As consumers, we have a number of options when it comes to deciding how we pay for our purchases.

A recent infographic takes a look at some of the common ways to pay, and breaks down the advantages and disadvantages associated with them.

Should You Use Cash, Check, or Credit to Pay?

It’s been years since I’ve considered cash a preferred form of payment. You are far more vulnerable to theft, since you can’t get your cash back if it is stolen. Plus, it’s inconvenient and bulky. Other forms of payment just make more sense, and I’m quite partial to credit.

The infographic also takes a look at checks. While I still write checks for the bills that I don’t have on autopay, the number of items I write checks for is dwindling. And, while I need to write a check to the babysitter, the last time my brother sat for me I just sent him money via PayPal.

One of the big downsides to trying to pay with check is the fact that fewer and fewer stores accept check as payment. The number of signs stating, “sorry we don’t take checks” is on the rise in my town — not that I’ve taken a check to the store in several years.

And, of course, you can always pay with credit card. The great thing about paying with credit card (as long as you are responsible and pay off the balance each month) is that you have the potential to earn rewards. You can also receive protections, like fraud liability protection, extended warranty, and car rental insurance.

What Other Payment Options Do You Have?

The infographic does leave out some other ways to pay. I mentioned PayPal above, and that’s becoming a possibility. Some stores are even adding PayPal ability to point-of-sale terminals. So, if you have the right information, you can pay with PayPal at a brick and mortar store without needing a credit card.

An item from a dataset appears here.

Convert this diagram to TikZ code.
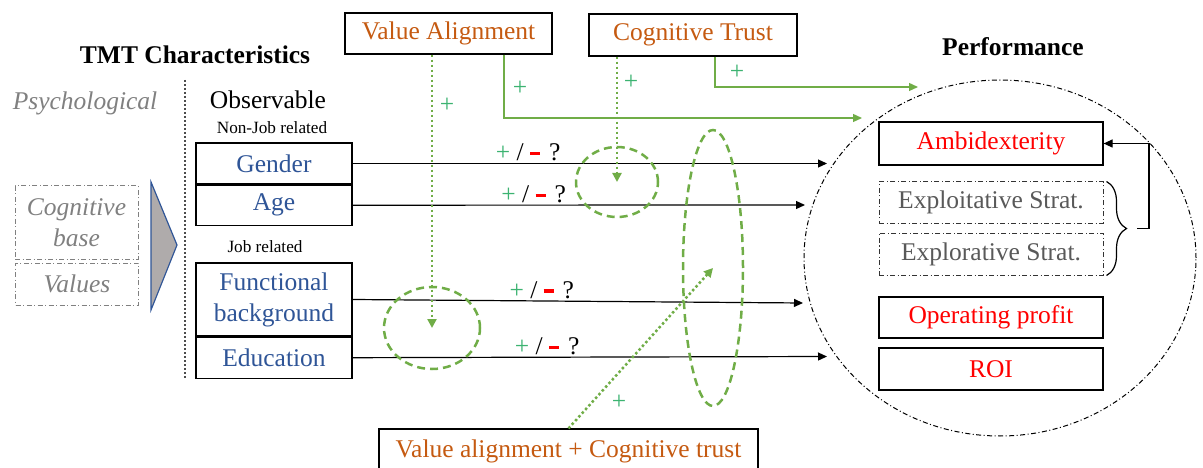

The digital wallet is also coming. The grocery store I frequent recently installed new terminals that are compatible for use with Google Wallet. The ability to keep payment information on your smart phone, and pay with that, is creating another change in the way we pay for things.

And, of course, if you like the convenience of plastic, but don’t want to worry about credit, you can use a debit card. There are even debit cards that allow you to earn rewards when you spend. Prepaid debit cards are also finding traction as a payment option. However, if you use a prepaid debit card, you need to watch out for the fees. Some prepaid cards are even becoming more consumer friendly, reducing monthly fees are waiving them altogether.

You have a number of payment options, and you should consider which is most likely to provide you with the convenience you need, without costing you too much to access your own money.

What do you think? What’s your favorite payment method? Why do you like it? Would you consider something like a digital wallet?